Os protestos de cidadãos furiosos com a escassez de água não são novidade no Egito, a novidade está no fato de serem as primeiras em vários anos com participação espontânea de manifestantes. “As últimas manifestações são uma demonstração de que os cidadãos perderam a fé nas velhas promessas do governo de fornecer água de maneira adequada”, disse à IPS Mohamed Nagi, diretor do Centro Habi de Direitos Ambientais. “Até agora, não se fez muito para resolver o problema da escassez de água, que piora dia a dia”, acrescentou.
O assunto surgiu pela primeira vez no começo de julho, quando centenas de moradores de uma localidade da província de Kafr al-Sheikh, no delta do rio Nilo, bloquearam durante várias horas uma estrada, descontentes com a escassez de água que durava vários meses. Manifestantes furiosos, segundo a imprensa local, paralisaram o trânsito durante o protesto. Poucos dias depois ocorreu outro protesto, de maiores proporções, na província de Ghabiya, também no delta do Nilo, com a participação estimada de três mil pessoas. A crise de Gharbiya acabou no dia 10 de julho quando o governo enviou numerosos caminhos-tanque como “solução temporária”.
O descalabro da rede estatal de distribuição de água também é um problema muito comum, segundo Nagi. “Os projetos para tornar potável a água costumam ficar paralisados por longos períodos devido à falta de fundos e à negligência estatal”, afirmou. Nagi atribui o aumento de casos à corrupção provincial, à falta de planejamento e à construção de má qualidade. “Enquanto isso, as pessoas que sofrem mais a escassez de água potável são as de menor poder aquisitivo, sem acesso ao poder político”, acrescentou.
Após um grande número de reclamações em diferentes pontos do país, o presidente Hosni Mubarak, pediu ao seu gabinete um “plano urgente” para garantir água a todos os egípcios. No dia 25 de julho o governo anunciou que seriam destinados US$ 180 milhões para a construção de pequenos centros de purificação perto de áreas propensas a sofrerem secas. Entretanto, os protestos prosseguiram em diversas regiões do país, onde, há meses, ou mesmo anos, as redes de distribuição de água funcionam de maneira irregular. Nos meses de julho, agosto e setembro foram registrados protestos nas províncias de Alexandria, Giza e Marsa Matruth, do delta do rio Nilo, entre outras.
O assunto ocupou as primeiras paginas dos jornais locais, que qualificaram os protestos de “revolução dos sedentos”. As matérias incluíam fotografias de cidadãos desesperados fazendo fila por uma misera ração de água ou sacudindo as vasilhas vazias.
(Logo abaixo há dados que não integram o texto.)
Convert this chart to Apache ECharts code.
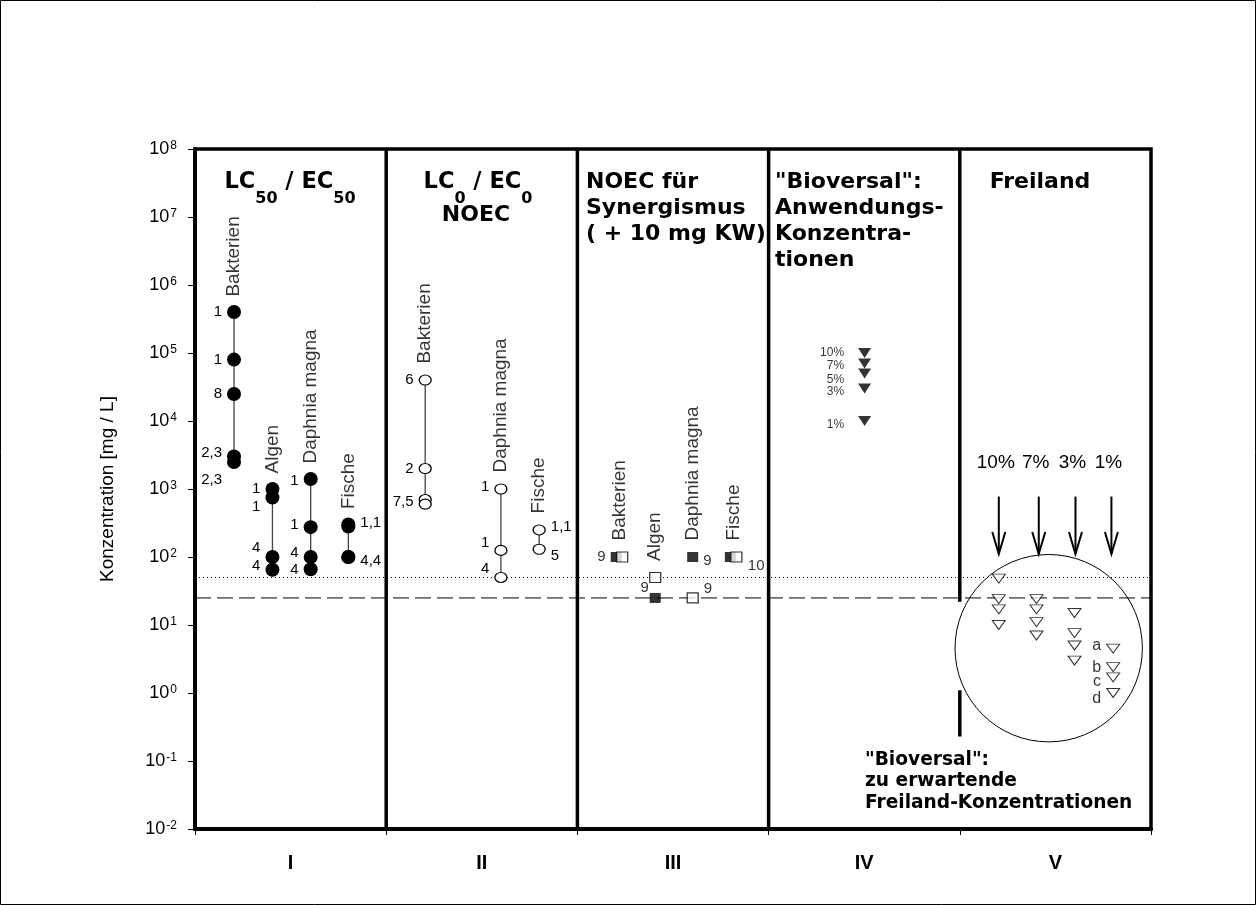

Cerca de cinco milhões dos 80 milhões de egípcios carecem de água potável em quantidade suficiente, segundo dados do Centro de Estudos Rurais citados no começo de agosto pelo jornal Al-Ahram. É que 85% da produção de água potável do país são perdidos em razão do mau estado das tubulações, de acordo com o Centro Nacional de Pesquisa, citado pelo jornal Al Masry al-Youm.
Apesar disso, o ministro da Habitação, Ahmed al-Maghrebi, declarou que o Egito “não sofre uma crise de escassez de água”. Porém, as queixas e os protestos populares o forçaram a retificar sua declaração. “As manifestações por falta de água não nos surpreende”, disse depois à rede de televisão via satélite em língua árabe Dream. Al Maghrebi anunciou que conta com a aprovação do gabinete e do parlamento para destinar US$ 3,1 bilhões nos próximos quatro anos à melhoria das redes de distribuição de água do país. Também informou que está prevista a conclusão de cem projetos hídricos no Egito para o ano fiscal 2007-2008.
O gabinete também aprovou no começo deste mês o pedido do Ministério da Habitação no sentido de aumentar a quantia destinada ao “plano urgente” para mais de US$ 272 milhões destinados à construção de usinas para deixar a água potável. Porém, os últimos compromissos do governo vinculados a soluções de curto prazo, em especial à luz das promessas descumpridas, não dão água, afirmou Nagi. “Al Maghrebi informou que em quatro anos seriam concluídas todas as obras hídricas necessárias. Isso contradiz uma declaração de seu antecessor (Ibrahim Suleiman), de que demoraria apenas dois anos para garantir água a cada rincão do país. E isso foi dito há quatro anos”, lamentou Nagi.